UCLA's 27-game winning streak — the longest in program history, and seven games shy of the Division I record — ended quietly Tuesday night in a 4-0 loss to UC Santa Barbara. The Bruins came in 33-2, 18-0 in Big Ten play, and riding a run that had started on February 24. They left with their first shutout loss in nearly a calendar year.
Freshman right-hander Angel Cervantes got the ball for UCLA and worked through the first two innings cleanly before Santa Barbara broke through for two runs in the third. That was enough. The Gauchos tacked on two more in the eighth off freshman Zach Strickland, but by that point, the game already felt out of reach given the way the Bruin bats were going.
UCLA finished with five hits, all singles. Their offense went 1-for-7 with runners in scoring position, 1-for-10 with two outs, and 1-for-13 with runners on base. The symbolic moment came in the bottom of the seventh with the bases loaded and a chance to change the complexion of the game: projected top overall pick Roch Cholowsky struck out looking. That was the inning. That was the night.
The Gauchos' pitching plan worked to perfection. Cole Tryba came on in relief and slammed the door with a 2.2-inning save, holding UCLA to no hits in high-leverage spots. When your offense can't put together a clean inning against a team you've never played before, you run out of ways to get back into the game. The Bruins never did.

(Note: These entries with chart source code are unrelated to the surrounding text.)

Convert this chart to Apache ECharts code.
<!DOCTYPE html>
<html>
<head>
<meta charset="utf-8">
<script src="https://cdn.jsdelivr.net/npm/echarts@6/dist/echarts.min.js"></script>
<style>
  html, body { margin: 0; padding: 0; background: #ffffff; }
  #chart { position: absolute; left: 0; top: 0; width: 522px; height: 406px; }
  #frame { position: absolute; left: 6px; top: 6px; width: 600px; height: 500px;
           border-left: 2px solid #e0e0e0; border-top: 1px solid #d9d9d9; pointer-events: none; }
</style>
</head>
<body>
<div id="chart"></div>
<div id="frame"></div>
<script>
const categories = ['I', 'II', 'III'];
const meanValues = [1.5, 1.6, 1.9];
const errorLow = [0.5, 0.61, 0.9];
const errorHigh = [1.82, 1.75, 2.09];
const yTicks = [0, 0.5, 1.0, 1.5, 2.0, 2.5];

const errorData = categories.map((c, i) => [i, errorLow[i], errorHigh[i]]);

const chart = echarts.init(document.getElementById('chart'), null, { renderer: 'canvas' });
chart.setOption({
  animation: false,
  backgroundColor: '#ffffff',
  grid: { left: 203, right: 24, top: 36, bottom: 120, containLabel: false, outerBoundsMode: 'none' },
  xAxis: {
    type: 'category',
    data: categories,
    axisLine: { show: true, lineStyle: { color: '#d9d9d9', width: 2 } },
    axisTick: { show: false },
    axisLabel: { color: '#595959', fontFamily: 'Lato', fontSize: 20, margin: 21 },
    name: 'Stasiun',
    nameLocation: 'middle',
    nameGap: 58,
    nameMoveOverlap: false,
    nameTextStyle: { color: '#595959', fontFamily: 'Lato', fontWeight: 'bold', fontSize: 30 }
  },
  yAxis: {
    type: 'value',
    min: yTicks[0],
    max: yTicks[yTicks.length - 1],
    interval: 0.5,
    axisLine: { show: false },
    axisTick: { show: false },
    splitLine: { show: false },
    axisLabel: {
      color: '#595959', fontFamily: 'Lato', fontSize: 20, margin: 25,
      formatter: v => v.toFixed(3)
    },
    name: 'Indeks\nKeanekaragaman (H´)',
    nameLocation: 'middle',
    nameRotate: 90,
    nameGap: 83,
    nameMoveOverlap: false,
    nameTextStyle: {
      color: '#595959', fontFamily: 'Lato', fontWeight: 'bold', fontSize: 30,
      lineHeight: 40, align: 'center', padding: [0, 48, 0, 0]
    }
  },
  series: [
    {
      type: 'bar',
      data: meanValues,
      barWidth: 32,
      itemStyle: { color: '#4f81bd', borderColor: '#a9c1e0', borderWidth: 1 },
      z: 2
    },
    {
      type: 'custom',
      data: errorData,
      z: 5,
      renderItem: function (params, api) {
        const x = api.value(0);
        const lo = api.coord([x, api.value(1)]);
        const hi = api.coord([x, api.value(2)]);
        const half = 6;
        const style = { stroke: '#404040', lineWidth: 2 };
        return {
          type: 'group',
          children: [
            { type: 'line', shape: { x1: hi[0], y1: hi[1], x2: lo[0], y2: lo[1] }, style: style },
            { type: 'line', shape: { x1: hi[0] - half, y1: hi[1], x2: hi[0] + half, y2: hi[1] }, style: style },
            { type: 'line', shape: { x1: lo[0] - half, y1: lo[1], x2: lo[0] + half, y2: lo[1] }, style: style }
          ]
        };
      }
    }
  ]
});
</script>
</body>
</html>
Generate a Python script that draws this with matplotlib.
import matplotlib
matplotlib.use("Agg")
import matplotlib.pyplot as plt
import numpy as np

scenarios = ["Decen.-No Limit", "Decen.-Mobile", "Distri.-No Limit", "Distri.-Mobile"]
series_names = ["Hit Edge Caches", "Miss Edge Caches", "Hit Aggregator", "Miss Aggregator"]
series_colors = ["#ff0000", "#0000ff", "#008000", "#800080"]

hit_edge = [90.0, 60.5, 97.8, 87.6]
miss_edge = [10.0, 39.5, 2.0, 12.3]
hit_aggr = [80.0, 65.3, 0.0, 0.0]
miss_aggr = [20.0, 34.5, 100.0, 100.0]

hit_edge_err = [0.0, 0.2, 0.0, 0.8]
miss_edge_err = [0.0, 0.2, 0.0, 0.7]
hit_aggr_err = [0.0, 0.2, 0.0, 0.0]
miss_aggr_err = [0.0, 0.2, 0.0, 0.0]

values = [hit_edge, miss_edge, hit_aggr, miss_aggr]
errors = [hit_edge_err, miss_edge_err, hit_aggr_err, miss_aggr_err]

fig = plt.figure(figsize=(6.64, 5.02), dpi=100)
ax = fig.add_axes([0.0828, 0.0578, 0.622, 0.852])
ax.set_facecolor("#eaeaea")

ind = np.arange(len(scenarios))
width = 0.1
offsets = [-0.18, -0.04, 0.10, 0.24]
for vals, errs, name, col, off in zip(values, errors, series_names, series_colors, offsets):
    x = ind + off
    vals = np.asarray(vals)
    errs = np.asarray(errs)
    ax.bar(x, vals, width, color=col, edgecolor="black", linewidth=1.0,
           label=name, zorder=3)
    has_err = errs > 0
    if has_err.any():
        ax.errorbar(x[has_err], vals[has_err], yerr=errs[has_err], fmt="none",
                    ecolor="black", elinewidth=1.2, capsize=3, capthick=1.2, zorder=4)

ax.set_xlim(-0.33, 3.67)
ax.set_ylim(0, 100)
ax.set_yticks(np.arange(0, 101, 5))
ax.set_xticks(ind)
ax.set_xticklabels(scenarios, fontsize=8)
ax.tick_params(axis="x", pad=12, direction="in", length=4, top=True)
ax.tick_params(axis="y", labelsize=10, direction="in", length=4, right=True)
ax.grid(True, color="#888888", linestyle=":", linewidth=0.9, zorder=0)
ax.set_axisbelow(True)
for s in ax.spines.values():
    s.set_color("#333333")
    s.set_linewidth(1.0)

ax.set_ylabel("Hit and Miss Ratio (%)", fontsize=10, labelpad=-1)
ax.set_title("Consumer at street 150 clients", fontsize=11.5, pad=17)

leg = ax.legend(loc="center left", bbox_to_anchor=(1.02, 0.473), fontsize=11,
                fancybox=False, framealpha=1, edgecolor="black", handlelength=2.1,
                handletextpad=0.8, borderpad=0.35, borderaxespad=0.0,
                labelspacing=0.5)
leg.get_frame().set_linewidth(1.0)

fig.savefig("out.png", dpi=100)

"It looked like we were playing expecting to win," head coach John Savage said afterward. "Our pitching got us out of massive problems, but we didn't really have quality at-bats in the last few innings." It was a candid read on a team that had spent two months not having to navigate close, uncomfortable games because they kept creating separation with the bat. Tuesday was a reminder of what baseball looks like when that doesn't happen.
The good news for UCLA is that the loss came in midweek non-conference play, and the conference résumé is still pristine. The Bruins turned around and opened their weekend series against Minnesota with a 4-2 win on Friday, moving to 19-0 in Big Ten play and 34-3 overall. The streak is over, but the season is very much intact.
"If you lose a streak, you want to lose it out of conference," Savage said. "We're 18-0 in the league, and now we can learn from this and get back to it this weekend." They did. The streak is gone. UCLA is still the best team in the country.